Priscilla didn’t have that sort of perspective when her first baby, daughter Mia, came along with all guns blazing nearly two years ago. “From day one, Mia was unhappy. I thought I must be the worst parent in the world!” she laughs. “And everyone was telling me different things: let her cry it out, I’m picking her up too much, I’m not picking her up enough … Everyone else in my mothers group was sympathetic, but I always felt like they were judging me. Like I was doing something wrong and I was making my baby miserable.”
Priscilla admits that in hindsight, she was probably putting that negative chatter in her own head. But her experience has caused her to be cautious about going back for a second baby. “I don’t know if I could do it again. It was the toughest time in my life, no doubt.”

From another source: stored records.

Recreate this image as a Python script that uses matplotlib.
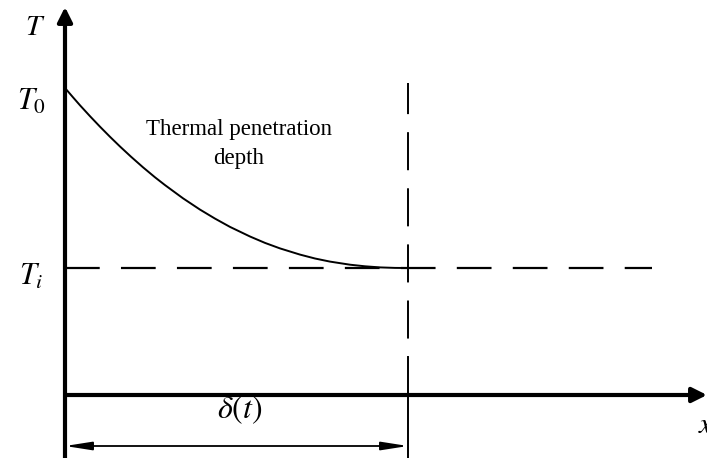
import matplotlib
matplotlib.use("Agg")
import matplotlib.pyplot as plt

plt.rcParams['mathtext.fontset'] = 'stix'
plt.rcParams['lines.scale_dashes'] = False

# Diagram data (x: depth units, T: temperature units; origin at axes crossing)
curve_x = [0, 8, 15, 25, 35, 45, 55, 66, 78, 90, 100, 118, 135, 150, 165, 185,
           200, 215, 235, 250, 265, 285, 300, 315, 330, 343]
curve_T = [307, 297.7, 289.7, 278.8, 268.3, 258.2, 248.5, 238.3, 227.7, 217.7, 209.9,
           196.7, 185.4, 176.4, 168.1, 158.5, 152.1, 146.6, 140.4, 136.5, 133.4,
           130.3, 128.7, 127.6, 127.1, 127]
T0 = 307
Ti = 127
delta = 343
x_axis_end = 642
T_axis_end = 388
Ti_line_end = 587
delta_arrow_T = -51
labels = {"T": "$T$", "T0": "$T_0$", "Ti": "$T_i$", "delta": r"$\delta(t)$", "x": "$x$"}
annotation = "Thermal penetration\ndepth"

fig = plt.figure(figsize=(7.07, 4.58), dpi=100)
ax = fig.add_axes([0, 0, 1, 1])
ax.set_xlim(-65, 642)
ax.set_ylim(-63, 395)
ax.axis('off')

# axes with arrows
ax.annotate('', xy=(0, T_axis_end), xytext=(0, -63),
            arrowprops=dict(arrowstyle='-|>', lw=3.0, color='k', mutation_scale=22,
                            shrinkA=0, shrinkB=0))
ax.annotate('', xy=(x_axis_end, 0), xytext=(0, 0),
            arrowprops=dict(arrowstyle='-|>', lw=3.0, color='k', mutation_scale=22,
                            shrinkA=0, shrinkB=0))

# curve
ax.plot(curve_x, curve_T, color='k', lw=1.4, solid_capstyle='round')

# dashed lines
ax.plot([0, Ti_line_end], [Ti, Ti], color='k', lw=1.6,
        linestyle=(0, (25, 15.3)), dash_capstyle='butt')
ax.plot([delta, delta], [312, 56], color='k', lw=1.4,
        linestyle=(5, (27.4, 13)), dash_capstyle='butt')
ax.plot([delta, delta], [-63, 38], color='k', lw=1.4)

# delta arrow
ax.annotate('', xy=(0, delta_arrow_T), xytext=(delta, delta_arrow_T),
            arrowprops=dict(arrowstyle='<|-|>,head_length=1.6,head_width=0.25', lw=1.3,
                            color='k', mutation_scale=10, shrinkA=0, shrinkB=0))

# labels
ax.text(-30, 368, labels["T"], fontsize=21, ha='center', va='center')
ax.text(-48, 294, labels["T0"], fontsize=22, ha='left', va='center')
ax.text(-46, 119, labels["Ti"], fontsize=22, ha='left', va='center')
ax.text(175, -15, labels["delta"], fontsize=23, ha='center', va='center')
ax.text(641, -30, labels["x"], fontsize=21, ha='center', va='center')
ax.text(174, 251, annotation, fontsize=16.5, ha='center', va='center',
        family='Liberation Serif', linespacing=1.55)

fig.savefig('out.png', dpi=100)
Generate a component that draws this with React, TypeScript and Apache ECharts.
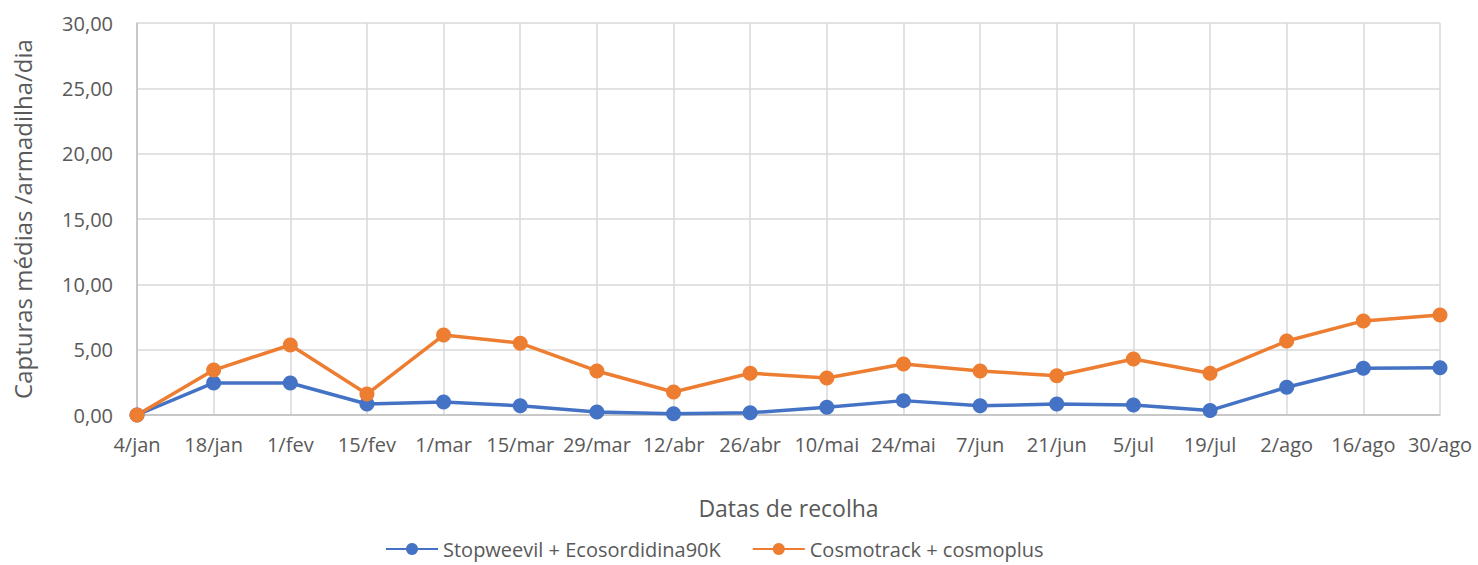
import React, { useEffect, useRef } from "react";
import * as echarts from "echarts";

const categories = ["4/jan", "18/jan", "1/fev", "15/fev", "1/mar", "15/mar", "29/mar", "12/abr", "26/abr", "10/mai", "24/mai", "7/jun", "21/jun", "5/jul", "19/jul", "2/ago", "16/ago", "30/ago"];
const stopweevil = [0, 2.45, 2.45, 0.84, 1.0, 0.7, 0.23, 0.1, 0.17, 0.6, 1.1, 0.7, 0.85, 0.77, 0.35, 2.12, 3.58, 3.62];
const cosmotrack = [0, 3.44, 5.36, 1.6, 6.12, 5.5, 3.37, 1.76, 3.2, 2.83, 3.9, 3.37, 3.0, 4.28, 3.2, 5.66, 7.2, 7.65];
const seriesNames = ["Stopweevil + Ecosordidina90K", "Cosmotrack + cosmoplus"];

const FONT = "'Open Sans', sans-serif";
const TXT = "#595959";

export default function App() {
  const ref = useRef<HTMLDivElement>(null);
  useEffect(() => {
    const chart = echarts.init(ref.current!, null, { renderer: "svg" });
    chart.setOption({
      animation: false,
      backgroundColor: "#ffffff",
      textStyle: { fontFamily: FONT, color: TXT },
      grid: { left: 137, right: 38, top: 23, bottom: 150 },
      legend: {
        bottom: 1,
        left: 380,
        itemWidth: 52,
        itemHeight: 15,
        itemGap: 31,
        textStyle: { fontFamily: FONT, fontSize: 20, color: TXT },
        data: seriesNames,
      },
      xAxis: {
        type: "category",
        data: categories,
        boundaryGap: false,
        name: "Datas de recolha",
        nameLocation: "middle",
        nameGap: 81,
        nameTextStyle: { fontFamily: FONT, fontSize: 23, color: TXT },
        axisLine: { lineStyle: { color: "#bfbfbf", width: 1.5 } },
        axisTick: { show: false },
        axisLabel: { fontFamily: FONT, fontSize: 20, color: TXT, margin: 19, interval: 0 },
        splitLine: { show: true, lineStyle: { color: "#d9d9d9", width: 1.5 } },
      },
      yAxis: {
        type: "value",
        min: 0,
        max: 30,
        interval: 5,
        name: "Capturas médias /armadilha/dia",
        nameLocation: "middle",
        nameGap: 103,
        nameTextStyle: { fontFamily: FONT, fontSize: 24, color: TXT },
        axisLine: { show: true, lineStyle: { color: "#bfbfbf", width: 1.5 } },
        axisTick: { show: false },
        axisLabel: {
          fontFamily: FONT,
          fontSize: 20,
          color: TXT,
          margin: 24,
          formatter: (v: number) => v.toFixed(2).replace(".", ","),
        },
        splitLine: { show: true, lineStyle: { color: "#d9d9d9", width: 1.5 } },
      },
      series: [
        {
          name: seriesNames[0],
          type: "line",
          data: stopweevil,
          color: "#4472C4",
          symbol: "circle",
          symbolSize: 15,
          lineStyle: { width: 3.5 },
        },
        {
          name: seriesNames[1],
          type: "line",
          data: cosmotrack,
          color: "#ED7D31",
          symbol: "circle",
          symbolSize: 15,
          lineStyle: { width: 3.5 },
        },
      ],
    });
    return () => chart.dispose();
  }, []);
  return <div ref={ref} style={{ position: "fixed", left: 0, top: 0, width: 1478, height: 565 }} />;
}
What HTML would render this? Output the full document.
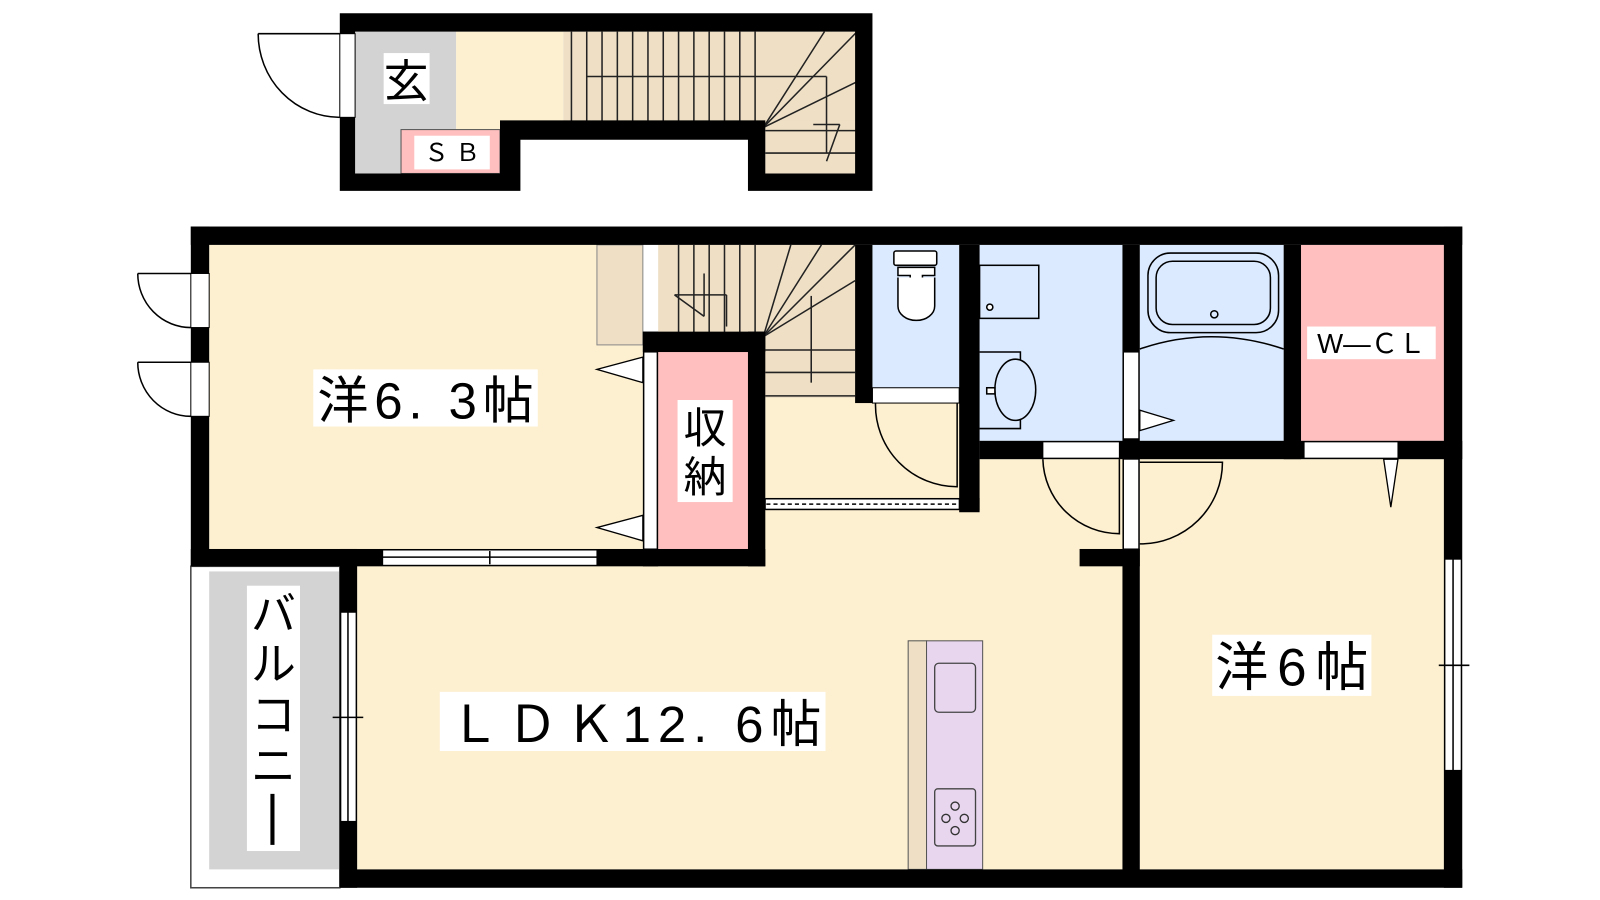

Of course, it’s important to rule out any causes of the crying – especially if it’s not their usual behaviour. Eloise learnt this with her third baby, Noah, now 18 months. She says he was a crier from the start, but she noticed it was worse after feeds and when he was put in his cot. “I knew something was off,” she says, “It wasn’t just that he was a misery guts – he was in pain.”
Noah’s paediatrician initially dismissed Eloise’s concerns, but she pushed and was eventually given reflux medication to try. “The improvement was immediate. The poor little guy was in pain and it was such a relief to be able to do something about it,” she says. Although Noah’s reflux has now long passed, Eloise also notes he is a natural crier anyway. “Oh, he still complains about everything!” she laughs. “But I can tell the difference between his pain and his constant complaining.”
So what’s the right way to treat a chronic crier? Dr Dillner says babies under six months should never be left to cry because they may be ill or legitimately require a feed – and at that age they are too young to learn to behave any other way.
Beyond that, Dr Dillner says it’s a matter of personal choice, as there are studies that will prove or disprove just about any method or technique. But one thing all of these studies have in common? They all find that this time of crying will pass, and that the temperament of the crying baby generally has no bearing on the temperament of the toddler, child and adult they will become.
I worked through the gamut of techniques with my own children: I was methodical with the first, and used controlled crying as a technique to teach her to sleep. With my second I was a bit softer, but my third has been the most vocal and challenging – and also the one who has enjoyed perhaps my most indulgent parenting. At the age of almost two, she comes with me everywhere and even sits on the kitchen bench while I prepare dinner. Have I encouraged this behaviour? Perhaps, but it’s an arrangement I’m willing to live with – although I ensure I get regular breaks away from her for my own mental health.
I’m a big believer in doing whatever works for your circumstances, trusting in your own parenting, and remembering that old saying: “This, too, shall pass.”